Hybrid Air Vehicles (HAV) is exhibiting at the Farnborough Airshow (Hall 1 Stand 1520), but the prototype Airlander 10 is not at the show. It was destroyed last November after breaking loose from its mooring mast at Cardington airfield. So the huge, elliptical bi-hulled shape misses its chance to dominate the static park in what could have been its first airshow appearance.
HAV is putting a brave face on the situation and has maintained the workforce, while remaining focused on refining the design of a production version. But the prototype had completed only six flights from Cardington totaling 11 hours, 50 minutes. A serious mooring accident in August 2016 had already forced an eight-month delay in flight-testing.

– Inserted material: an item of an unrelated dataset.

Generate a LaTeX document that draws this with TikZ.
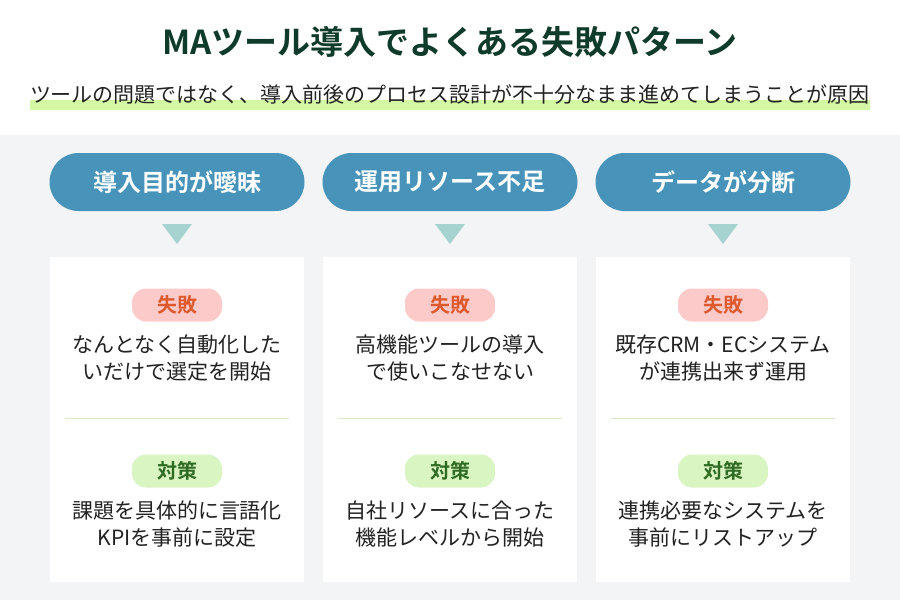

HAV, which still lacks a launch customer for Airlander, previously said that at least 100 hours would be required to type-certify the revolutionary machine with EASA.
The promise of a large, helium-filled airship that is designed to gain up to 40 percent of its lift aerodynamically is seductive. In a recent presentation, Tom Grundy, HAV’s executive director, strategic customer solutions, outlined the need for persistent airborne platforms that can provide communications and surveillance at low operating cost. The Airlander “burns 25 to 30 percent of the fuel of an equivalent aircraft,” he claimed. Moreover, he hinted that electric propulsion is in the company’s sights, saying, “You’ll hear more as we progress this year.”
The Airlander 10 was originally designed by HAV under subcontract to Northrop Grumman for the U.S. Army’s Long-Endurance Multipurpose Vehicle (LEMV) requirement, which was essentially surveillance. But it flew only once in the U.S. for 90 minutes, before the program was canceled. HAV shipped the deflated air vehicle to the UK, reassembled and renamed it, and made some modifications.
Grundy said that whereas the LEMV was designed to carry a payload of one metric ton to 20,000 feet for 21 days, HAV is currently aiming to carry 3 metric tons to 10-14,000 feet for five days. The LEMV was to be manned for test and ferry flights, but unmanned on missions. The redesigned Airlander will be a manned surveillance platform. HAV has also been exploring a maritime long-range search-and-rescue role that could include dropping life-support equipment.
HAV has in parallel been eyeing luxury tourism. Sightseeing has been the main application for the conventional airships that the reborn Zeppelin company has been flying from Germany for the past 20 years. But HAV sees an “upmarket” application and is designing a new version of the Airlander’s cabin accordingly.
Many enthusiasts for hybrid aircraft have considered the most promising application to be “remote-lift.” Hybrids employ vectored thrust that can deliver cargo almost vertically onto unprepared surfaces in hard-to-reach areas, at far lower cost than helicopters and airlifters like the C-130. They can even beat the cost of trucking if the expense of building dedicated long-distance roads is factored into the calculation.
Lockheed Martin has designed and marketed a 20-metric-ton payload Hybrid Airship for exactly this purpose. But it has not yet found a launch customer, perhaps because of the worldwide downturn in mineral exploration in remote areas in recent years.
The LEMV, and therefore the Airlander 10, was not designed for this market. The “10” refers to its potential maximum payload of 10 metric tons, and HAV says that there is already potential for the current design to deliver (for instance) humanitarian aid. But HAV also says that it has completed “significant design work” on a larger, tri-hulled Airlander 50 that could vertically deliver 60 metric tons in six 20-foot ISO containers on turboprop power.